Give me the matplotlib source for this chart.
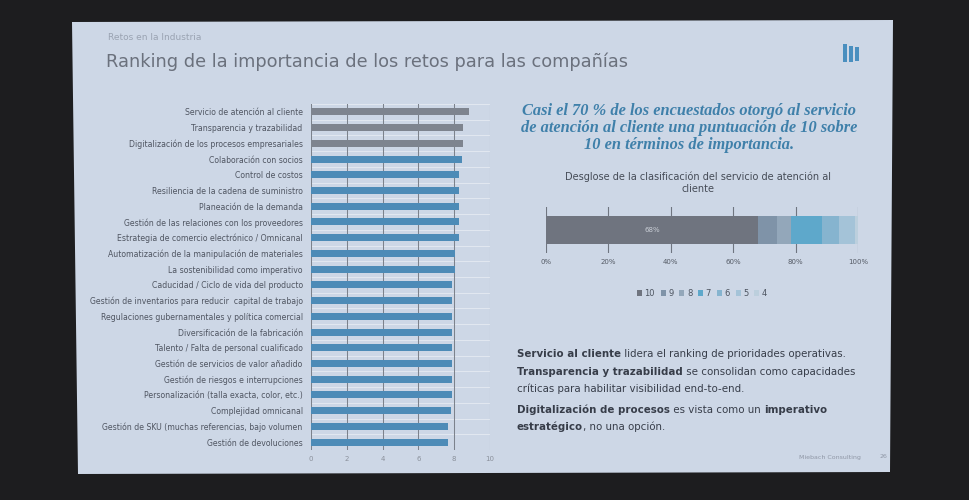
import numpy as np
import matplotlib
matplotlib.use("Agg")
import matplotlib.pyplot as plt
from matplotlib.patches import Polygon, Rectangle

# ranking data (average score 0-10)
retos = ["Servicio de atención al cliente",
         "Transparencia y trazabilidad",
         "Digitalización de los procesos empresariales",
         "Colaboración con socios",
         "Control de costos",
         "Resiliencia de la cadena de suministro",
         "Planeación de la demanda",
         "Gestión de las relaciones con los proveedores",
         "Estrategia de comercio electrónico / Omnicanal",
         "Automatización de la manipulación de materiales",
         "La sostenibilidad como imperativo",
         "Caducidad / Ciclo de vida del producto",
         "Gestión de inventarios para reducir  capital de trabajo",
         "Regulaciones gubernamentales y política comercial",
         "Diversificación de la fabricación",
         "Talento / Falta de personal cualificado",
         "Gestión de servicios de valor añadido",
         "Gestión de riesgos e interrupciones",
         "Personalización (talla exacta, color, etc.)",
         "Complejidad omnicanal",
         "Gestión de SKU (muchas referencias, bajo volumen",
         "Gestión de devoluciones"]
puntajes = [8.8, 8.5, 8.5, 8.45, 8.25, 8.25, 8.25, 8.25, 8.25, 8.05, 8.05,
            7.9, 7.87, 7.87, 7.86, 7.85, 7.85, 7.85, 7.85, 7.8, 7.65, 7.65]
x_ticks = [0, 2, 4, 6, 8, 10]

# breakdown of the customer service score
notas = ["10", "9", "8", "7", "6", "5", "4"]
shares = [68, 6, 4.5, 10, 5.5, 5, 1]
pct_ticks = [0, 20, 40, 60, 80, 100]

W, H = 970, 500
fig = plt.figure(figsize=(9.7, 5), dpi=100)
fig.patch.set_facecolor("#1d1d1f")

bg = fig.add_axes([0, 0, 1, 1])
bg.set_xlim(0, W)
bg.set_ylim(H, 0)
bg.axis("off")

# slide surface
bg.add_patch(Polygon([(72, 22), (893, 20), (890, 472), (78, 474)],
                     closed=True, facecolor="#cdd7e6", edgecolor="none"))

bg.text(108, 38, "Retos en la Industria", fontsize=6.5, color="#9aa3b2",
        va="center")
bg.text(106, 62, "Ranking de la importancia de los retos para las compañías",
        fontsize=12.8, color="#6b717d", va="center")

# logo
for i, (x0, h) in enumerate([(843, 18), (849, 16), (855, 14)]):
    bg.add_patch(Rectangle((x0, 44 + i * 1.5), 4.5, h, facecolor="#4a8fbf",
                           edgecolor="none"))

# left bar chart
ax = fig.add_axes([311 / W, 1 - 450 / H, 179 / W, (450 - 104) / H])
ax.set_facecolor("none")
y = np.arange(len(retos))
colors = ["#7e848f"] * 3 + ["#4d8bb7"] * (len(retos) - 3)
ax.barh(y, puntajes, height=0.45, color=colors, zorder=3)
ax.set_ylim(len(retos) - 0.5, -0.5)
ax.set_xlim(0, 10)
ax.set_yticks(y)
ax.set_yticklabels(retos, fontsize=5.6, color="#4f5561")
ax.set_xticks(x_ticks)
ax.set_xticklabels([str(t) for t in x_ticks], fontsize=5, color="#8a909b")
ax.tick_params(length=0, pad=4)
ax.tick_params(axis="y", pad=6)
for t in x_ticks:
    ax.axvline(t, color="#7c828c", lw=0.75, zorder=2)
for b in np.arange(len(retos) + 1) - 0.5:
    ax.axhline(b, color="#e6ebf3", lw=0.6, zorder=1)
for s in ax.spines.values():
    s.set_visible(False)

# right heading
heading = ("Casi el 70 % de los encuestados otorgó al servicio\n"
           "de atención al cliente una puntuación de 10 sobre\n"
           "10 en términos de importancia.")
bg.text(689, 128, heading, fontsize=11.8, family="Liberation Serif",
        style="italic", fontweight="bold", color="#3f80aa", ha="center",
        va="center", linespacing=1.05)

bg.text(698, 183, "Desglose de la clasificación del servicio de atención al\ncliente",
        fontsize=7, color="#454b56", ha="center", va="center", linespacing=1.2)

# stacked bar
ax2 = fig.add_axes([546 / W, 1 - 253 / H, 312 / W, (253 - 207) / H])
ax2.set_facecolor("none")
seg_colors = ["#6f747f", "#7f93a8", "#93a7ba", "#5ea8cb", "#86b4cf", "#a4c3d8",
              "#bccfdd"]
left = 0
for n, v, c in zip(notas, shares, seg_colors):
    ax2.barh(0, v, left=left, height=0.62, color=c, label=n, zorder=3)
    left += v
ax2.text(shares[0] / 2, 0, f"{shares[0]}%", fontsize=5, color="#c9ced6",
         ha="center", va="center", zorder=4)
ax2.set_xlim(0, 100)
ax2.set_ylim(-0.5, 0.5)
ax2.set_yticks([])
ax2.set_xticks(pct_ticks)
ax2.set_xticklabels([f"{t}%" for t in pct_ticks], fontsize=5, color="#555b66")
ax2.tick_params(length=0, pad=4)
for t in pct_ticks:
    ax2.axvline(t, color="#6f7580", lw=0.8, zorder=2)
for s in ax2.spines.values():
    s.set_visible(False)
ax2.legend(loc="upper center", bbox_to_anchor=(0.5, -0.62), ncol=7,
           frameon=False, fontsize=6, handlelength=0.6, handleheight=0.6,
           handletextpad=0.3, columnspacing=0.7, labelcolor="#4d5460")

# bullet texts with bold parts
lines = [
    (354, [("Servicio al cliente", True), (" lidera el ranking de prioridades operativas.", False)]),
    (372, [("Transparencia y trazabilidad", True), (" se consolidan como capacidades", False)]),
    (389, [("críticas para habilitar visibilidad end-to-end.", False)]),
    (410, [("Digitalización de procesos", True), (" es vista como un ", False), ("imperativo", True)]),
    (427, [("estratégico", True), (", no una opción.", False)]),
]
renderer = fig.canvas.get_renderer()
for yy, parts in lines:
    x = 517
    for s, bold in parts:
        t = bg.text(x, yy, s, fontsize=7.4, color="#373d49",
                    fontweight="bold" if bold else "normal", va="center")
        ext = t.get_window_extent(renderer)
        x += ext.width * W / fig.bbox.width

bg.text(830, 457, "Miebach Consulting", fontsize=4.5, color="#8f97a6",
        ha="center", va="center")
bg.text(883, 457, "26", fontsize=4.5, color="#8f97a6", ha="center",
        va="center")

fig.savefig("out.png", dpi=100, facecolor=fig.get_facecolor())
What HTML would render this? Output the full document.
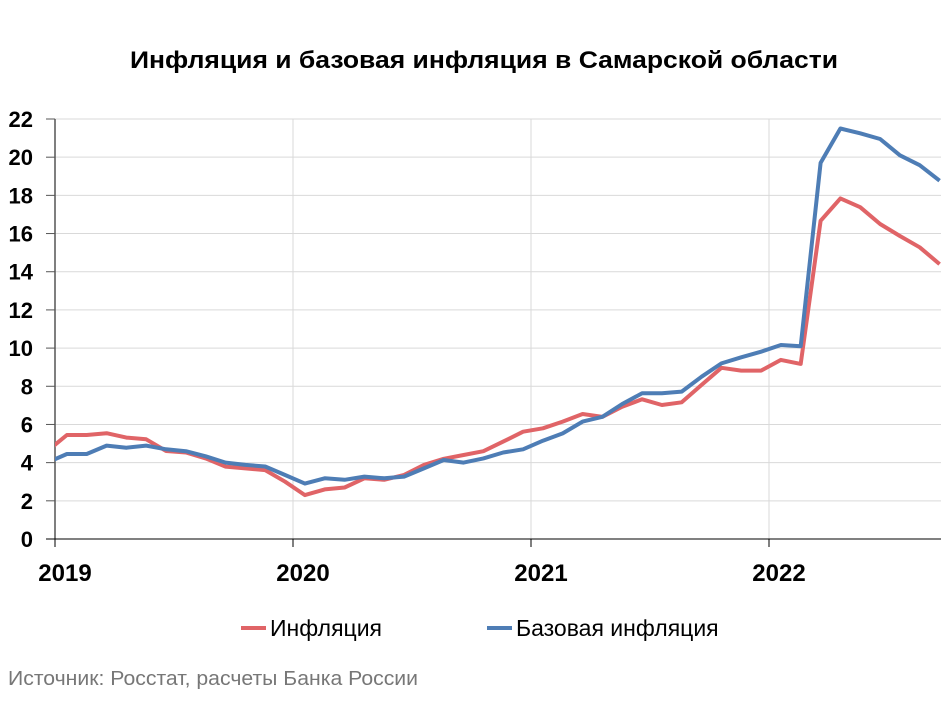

········

To be done →
A faithful copy of the records above is needed, with the pictures left out.

Solution for this exercise →
Give me the matplotlib source for this chart.
import numpy as np
import matplotlib
matplotlib.use("Agg")
import matplotlib.pyplot as plt
from matplotlib.patches import Polygon, Rectangle

# ranking data (average score 0-10)
retos = ["Servicio de atención al cliente",
         "Transparencia y trazabilidad",
         "Digitalización de los procesos empresariales",
         "Colaboración con socios",
         "Control de costos",
         "Resiliencia de la cadena de suministro",
         "Planeación de la demanda",
         "Gestión de las relaciones con los proveedores",
         "Estrategia de comercio electrónico / Omnicanal",
         "Automatización de la manipulación de materiales",
         "La sostenibilidad como imperativo",
         "Caducidad / Ciclo de vida del producto",
         "Gestión de inventarios para reducir  capital de trabajo",
         "Regulaciones gubernamentales y política comercial",
         "Diversificación de la fabricación",
         "Talento / Falta de personal cualificado",
         "Gestión de servicios de valor añadido",
         "Gestión de riesgos e interrupciones",
         "Personalización (talla exacta, color, etc.)",
         "Complejidad omnicanal",
         "Gestión de SKU (muchas referencias, bajo volumen",
         "Gestión de devoluciones"]
puntajes = [8.8, 8.5, 8.5, 8.45, 8.25, 8.25, 8.25, 8.25, 8.25, 8.05, 8.05,
            7.9, 7.87, 7.87, 7.86, 7.85, 7.85, 7.85, 7.85, 7.8, 7.65, 7.65]
x_ticks = [0, 2, 4, 6, 8, 10]

# breakdown of the customer service score
notas = ["10", "9", "8", "7", "6", "5", "4"]
shares = [68, 6, 4.5, 10, 5.5, 5, 1]
pct_ticks = [0, 20, 40, 60, 80, 100]

W, H = 970, 500
fig = plt.figure(figsize=(9.7, 5), dpi=100)
fig.patch.set_facecolor("#1d1d1f")

bg = fig.add_axes([0, 0, 1, 1])
bg.set_xlim(0, W)
bg.set_ylim(H, 0)
bg.axis("off")

# slide surface
bg.add_patch(Polygon([(72, 22), (893, 20), (890, 472), (78, 474)],
                     closed=True, facecolor="#cdd7e6", edgecolor="none"))

bg.text(108, 38, "Retos en la Industria", fontsize=6.5, color="#9aa3b2",
        va="center")
bg.text(106, 62, "Ranking de la importancia de los retos para las compañías",
        fontsize=12.8, color="#6b717d", va="center")

# logo
for i, (x0, h) in enumerate([(843, 18), (849, 16), (855, 14)]):
    bg.add_patch(Rectangle((x0, 44 + i * 1.5), 4.5, h, facecolor="#4a8fbf",
                           edgecolor="none"))

# left bar chart
ax = fig.add_axes([311 / W, 1 - 450 / H, 179 / W, (450 - 104) / H])
ax.set_facecolor("none")
y = np.arange(len(retos))
colors = ["#7e848f"] * 3 + ["#4d8bb7"] * (len(retos) - 3)
ax.barh(y, puntajes, height=0.45, color=colors, zorder=3)
ax.set_ylim(len(retos) - 0.5, -0.5)
ax.set_xlim(0, 10)
ax.set_yticks(y)
ax.set_yticklabels(retos, fontsize=5.6, color="#4f5561")
ax.set_xticks(x_ticks)
ax.set_xticklabels([str(t) for t in x_ticks], fontsize=5, color="#8a909b")
ax.tick_params(length=0, pad=4)
ax.tick_params(axis="y", pad=6)
for t in x_ticks:
    ax.axvline(t, color="#7c828c", lw=0.75, zorder=2)
for b in np.arange(len(retos) + 1) - 0.5:
    ax.axhline(b, color="#e6ebf3", lw=0.6, zorder=1)
for s in ax.spines.values():
    s.set_visible(False)

# right heading
heading = ("Casi el 70 % de los encuestados otorgó al servicio\n"
           "de atención al cliente una puntuación de 10 sobre\n"
           "10 en términos de importancia.")
bg.text(689, 128, heading, fontsize=11.8, family="Liberation Serif",
        style="italic", fontweight="bold", color="#3f80aa", ha="center",
        va="center", linespacing=1.05)

bg.text(698, 183, "Desglose de la clasificación del servicio de atención al\ncliente",
        fontsize=7, color="#454b56", ha="center", va="center", linespacing=1.2)

# stacked bar
ax2 = fig.add_axes([546 / W, 1 - 253 / H, 312 / W, (253 - 207) / H])
ax2.set_facecolor("none")
seg_colors = ["#6f747f", "#7f93a8", "#93a7ba", "#5ea8cb", "#86b4cf", "#a4c3d8",
              "#bccfdd"]
left = 0
for n, v, c in zip(notas, shares, seg_colors):
    ax2.barh(0, v, left=left, height=0.62, color=c, label=n, zorder=3)
    left += v
ax2.text(shares[0] / 2, 0, f"{shares[0]}%", fontsize=5, color="#c9ced6",
         ha="center", va="center", zorder=4)
ax2.set_xlim(0, 100)
ax2.set_ylim(-0.5, 0.5)
ax2.set_yticks([])
ax2.set_xticks(pct_ticks)
ax2.set_xticklabels([f"{t}%" for t in pct_ticks], fontsize=5, color="#555b66")
ax2.tick_params(length=0, pad=4)
for t in pct_ticks:
    ax2.axvline(t, color="#6f7580", lw=0.8, zorder=2)
for s in ax2.spines.values():
    s.set_visible(False)
ax2.legend(loc="upper center", bbox_to_anchor=(0.5, -0.62), ncol=7,
           frameon=False, fontsize=6, handlelength=0.6, handleheight=0.6,
           handletextpad=0.3, columnspacing=0.7, labelcolor="#4d5460")

# bullet texts with bold parts
lines = [
    (354, [("Servicio al cliente", True), (" lidera el ranking de prioridades operativas.", False)]),
    (372, [("Transparencia y trazabilidad", True), (" se consolidan como capacidades", False)]),
    (389, [("críticas para habilitar visibilidad end-to-end.", False)]),
    (410, [("Digitalización de procesos", True), (" es vista como un ", False), ("imperativo", True)]),
    (427, [("estratégico", True), (", no una opción.", False)]),
]
renderer = fig.canvas.get_renderer()
for yy, parts in lines:
    x = 517
    for s, bold in parts:
        t = bg.text(x, yy, s, fontsize=7.4, color="#373d49",
                    fontweight="bold" if bold else "normal", va="center")
        ext = t.get_window_extent(renderer)
        x += ext.width * W / fig.bbox.width

bg.text(830, 457, "Miebach Consulting", fontsize=4.5, color="#8f97a6",
        ha="center", va="center")
bg.text(883, 457, "26", fontsize=4.5, color="#8f97a6", ha="center",
        va="center")

fig.savefig("out.png", dpi=100, facecolor=fig.get_facecolor())
What HTML would render this? Output the full document.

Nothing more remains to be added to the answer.